“We kept the knee-high boots on, honey! Much too much work to take them off – and the boys come for the boots.” Louise Fokkens shoots straight as we walk through Amsterdam’s notorious neighborhood. “And we hide our money in them,” she winks at me.

Louise and Martine Fokkens are identical twins, well-known in Amsterdam’s Red Light District as the oldest sex workers in town. The 77-year-old sisters boast cult status, known for their expertly matching outfits, no-nonsense attitude, and remarkable stories. On this crisp October afternoon, the twins are guiding us through their lives in the Red Light – collectively boasting over a century in the trade and 355,000 clients. “We are skilled professionals, you know!”

Dressed in identical red-themed outfits, from their matching American flag scarves to red leather boots, they exude confidence and turn heads as we walk. Known locally as Ouwehoeren, the ladies live up to the double entendre in Dutch, meaning both ‘old hookers’ and ‘chatty Cathys’. Inquiring as to whether they’re still in the bawdy business, the more outspoken sister, Louise, tells me the score in her thick Dutch accent: “We still do everything, many things! We never stop, but now, we take it easier.”

Their business-savvy mentality stretches far beyond sex work, having launched themselves to international stardom with their documentary portrait Meet The Fokkens (2011), followed by three memoirs, DVDs, an imminent foray into music, and the promise of more to come (ahem).

The twins meet us out front at the oldest church in the heart of the Red Light and start at the beginning. It’s the 1960s: the sexual revolution was abloom in the city, donning sexual independence and miniskirts. The district was known for sex work from as early as 1500, but that remained discreet and hidden up until the 1950s, and come the Sixties, window- fronted brothels, revealing outfits, and sex shops were popping up like wildflowers.

We stroll through the red glow of narrow alleys, past wafts of weed smoke, and make our way to the canal-side of one of the city’s oldest streets (Oudezijds Voorburgwal). We’re standing outside the building where it all began for Louise. The year is 1961, Louise is 19 and married with three children to Wimpie – a hotshot bodybuilding, karate-training barman. His friends had a room available, and the rest is history. “My head was in the clouds the first time, but it went well. I started earning money for the family, but Wimpie was driving a [Ford] Thunderbird in no time.” She started hiding her money from him after that.

Sex work was a way of earning a living in post-war Amsterdam and paved the road to independence for the twins. “The brothel owners tell you: you have to work for something; not just drinks and clothes. A lot of women buy a café, a market stall. I bought a house with Wimpie. That’s the way.” Two years later, Martine joined the trade. Since then, they’ve entertained “everything under the sun” from priests to doctors, to offering light beatings and doing threesomes together. “Why not? It was fun!” In the years that followed, the sisters eventually earned enough to go independent, owning and running their own brothel and founding the first informal trade union for sex workers, Het Rooie Lichtje (‘The Red Light’).

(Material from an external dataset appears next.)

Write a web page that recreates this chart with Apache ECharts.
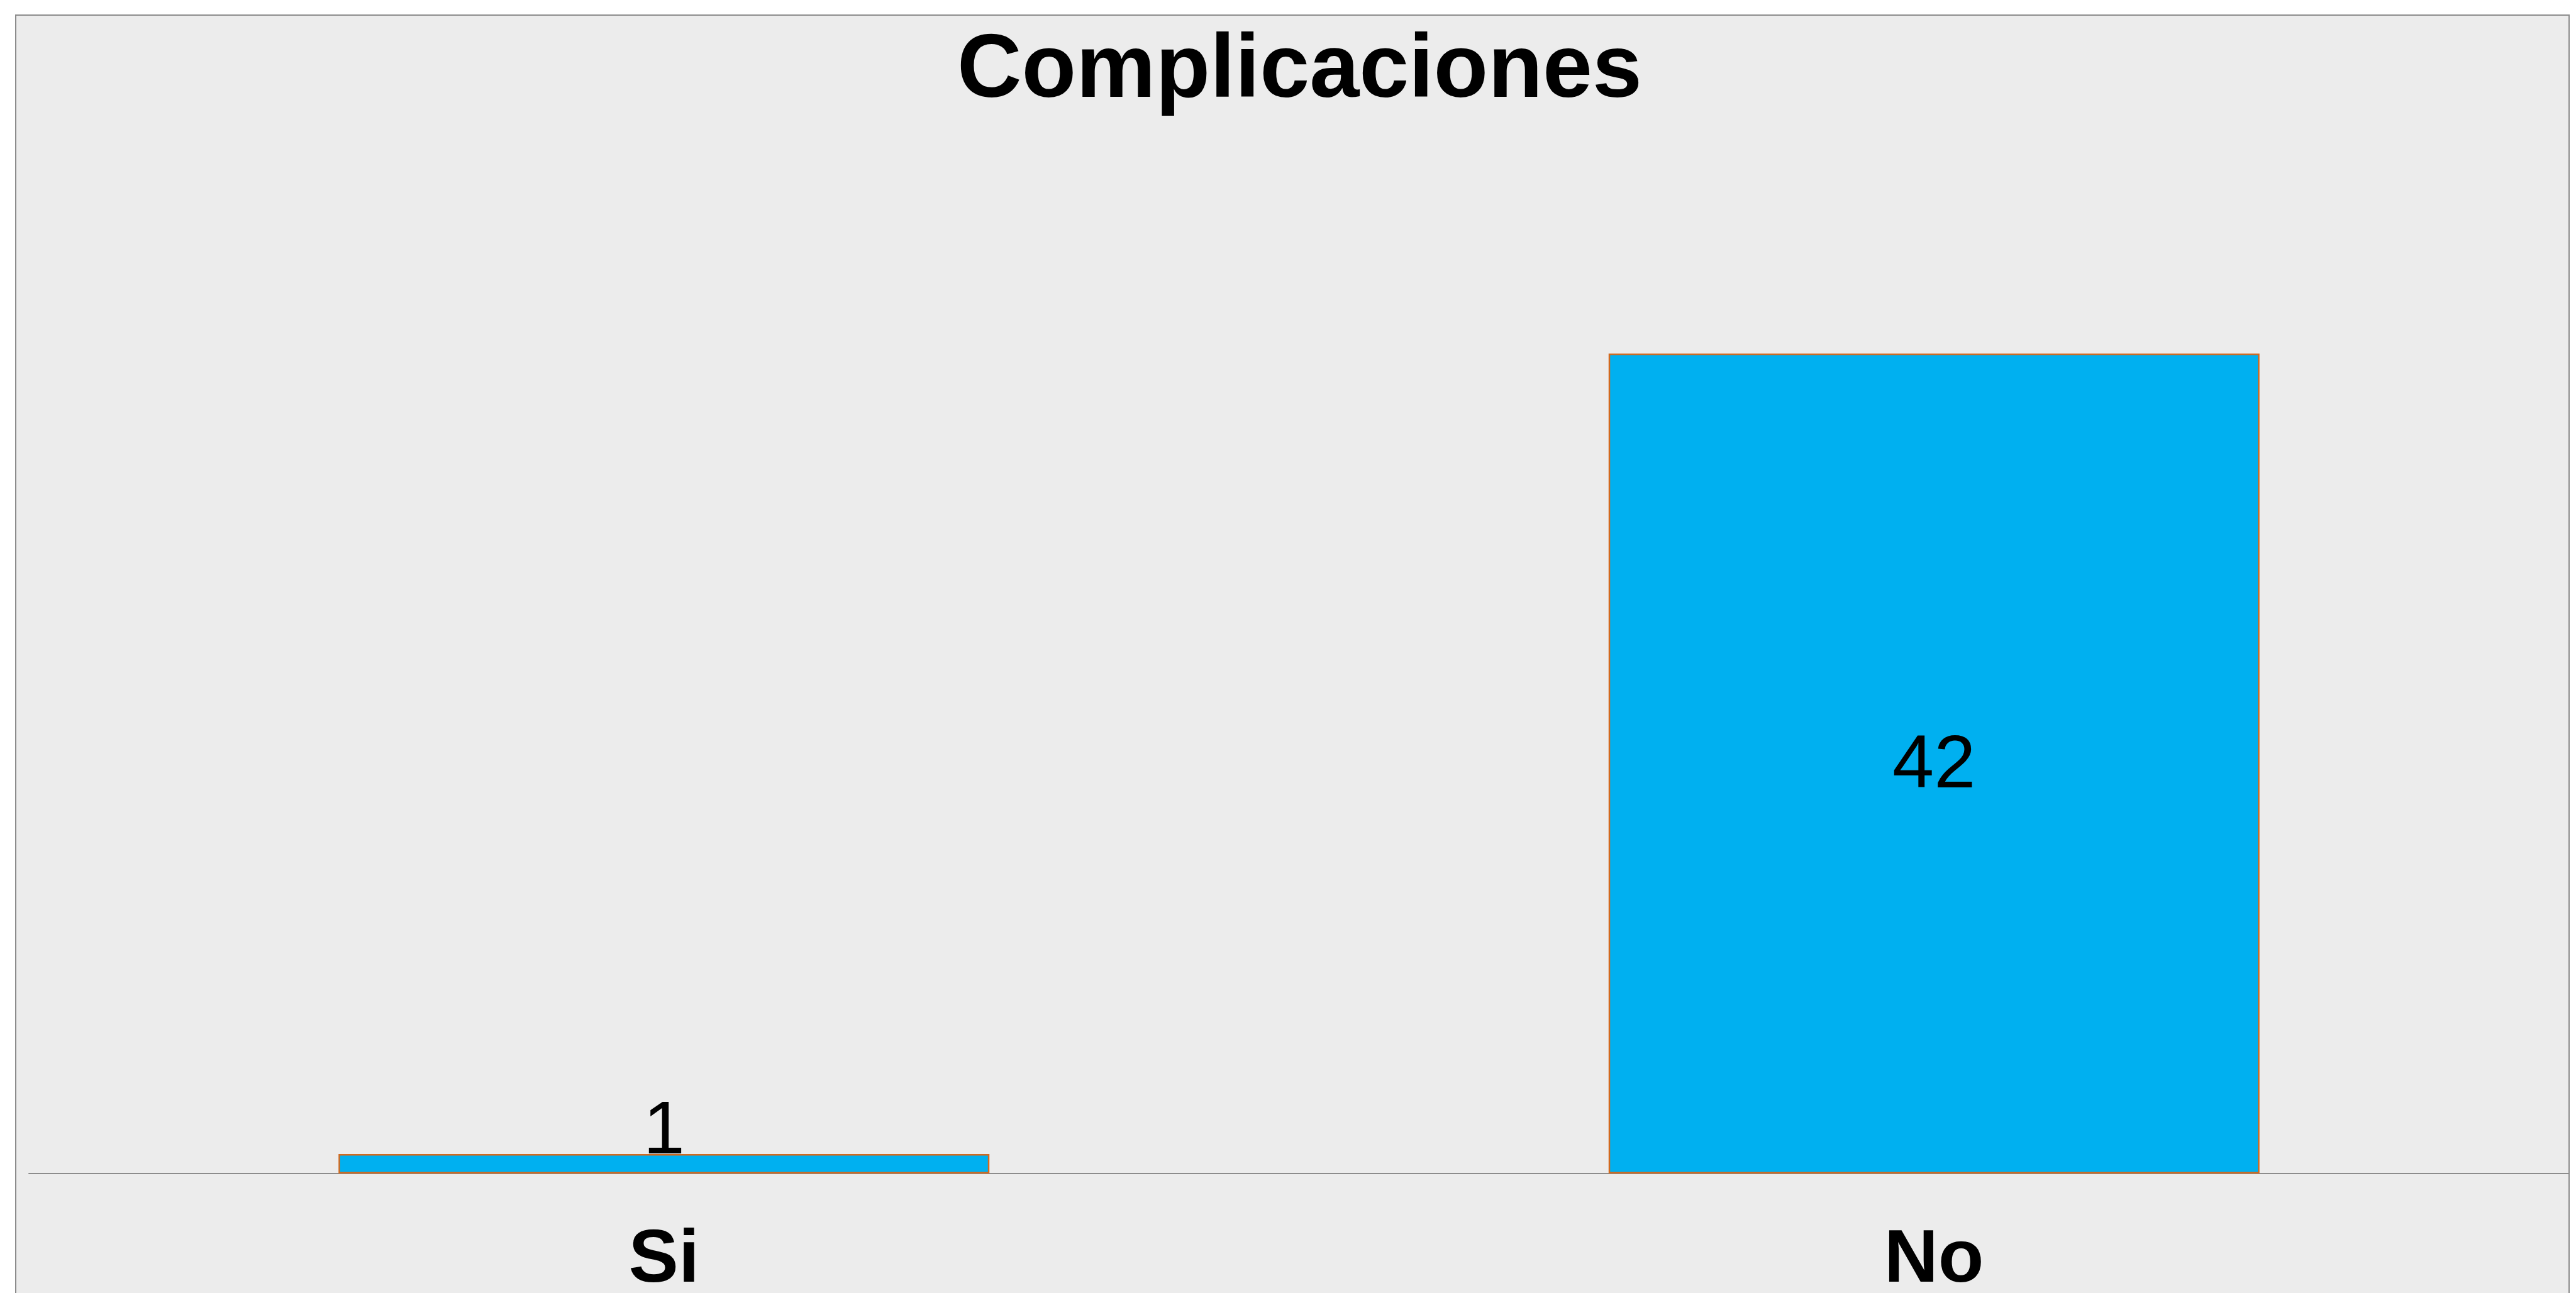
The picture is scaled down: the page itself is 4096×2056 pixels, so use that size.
<!DOCTYPE html>
<html>
<head>
<meta charset="utf-8">
<script src="https://cdn.jsdelivr.net/npm/echarts@6/dist/echarts.min.js"></script>
<style>
html,body{margin:0;padding:0;background:#ffffff;}
#chart{width:4096px;height:2056px;}
</style>
</head>
<body>
<div id="chart"></div>
<script>
const titleText = 'Complicaciones';
const categories = ['Si', 'No'];
const values = [1, 42];

const chart = echarts.init(document.getElementById('chart'), null, {renderer: 'canvas'});
const FONT = '"Liberation Sans", Arial, sans-serif';

const seriesData = values.map(function (v, i) {
  return {
    value: v,
    label: i === 0
      ? {position: 'top', distance: -26}
      : {position: 'inside', offset: [0, 5]}
  };
});

chart.setOption({
  backgroundColor: '#ffffff',
  animation: false,
  graphic: [{
    type: 'rect',
    z: -10,
    silent: true,
    shape: {x: 25, y: 24, width: 4060, height: 2100},
    style: {fill: '#ececec', stroke: '#8c8c8c', lineWidth: 2}
  }],
  title: {
    text: titleText,
    left: 1522,
    top: 44,
    padding: 0,
    textStyle: {fontFamily: FONT, fontWeight: 'bold', fontSize: 142, color: '#000000'}
  },
  grid: {left: 46, right: 11, top: 314, bottom: 190, containLabel: false, outerBoundsMode: 'none'},
  xAxis: {
    type: 'category',
    data: categories,
    axisTick: {show: false},
    axisLine: {show: true, lineStyle: {color: '#8c8c8c', width: 2}},
    axisLabel: {margin: 80, fontFamily: FONT, fontWeight: 'bold', fontSize: 119, color: '#000000'},
    splitLine: {show: false}
  },
  yAxis: {
    type: 'value',
    min: 0,
    max: 50,
    interval: 10,
    show: false,
    splitLine: {show: false}
  },
  series: [{
    type: 'bar',
    data: seriesData,
    barWidth: 1035,
    itemStyle: {color: '#00b0f0', borderColor: '#d2691e', borderWidth: 2.5},
    label: {show: true, fontFamily: FONT, fontSize: 119, color: '#000000'}
  }]
});
</script>
</body>
</html>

“De Wallen has lost its romance,” bemoans Louise. The Red Light used to be a village, guarded by social control. “Now it’s lost its soul.” Local government has been intervening heavily in the past ten years, driving out criminals and injecting capital to incite gentrification. “Hell’s Angels kept the balance. If there’s a rotten apple, you need to get them out.” There was always someone watching the house, and if they ever encountered an aggressive client, all the girls would help kick him out.

Gently taking my arm as we saunter, Martine explains the games involved in her line of work: “You ask a certain price for them to come inside, and then later, you can try asking more. It’s a game – life is a game.” Weighing in on the ethics of pricing, Louise divulges: “There’s no limit, but if a man has a lot of money, you don’t take everything. You leave him with enough for a beer and a taxi home.”

We meander past renowned sex shows and historic monuments, stopping on another street corner where they once worked. The sisters show me how it’s done, throwing out charms to lure in passers-by. “Hallo, come inside, honey, we make a nice time. Hi, young man. We can still have fun.”

Against the backdrop of the broken-up canal – the charming chaos natural to the downtown neighborhood – the twins gleam in smiles with pride and excitement for the future. As our time together comes to an end, they break into song to serenade me.

“When the curtains close, we’ll make men fall, then we sure will have a ball. Happy men will always leave our door, ‘cause they all come back for more. And when the curtains open up again, then we sure did a good job. And if all was well to your delight, come to the sisters at the Red Light, come to the sisters at the Red Light.”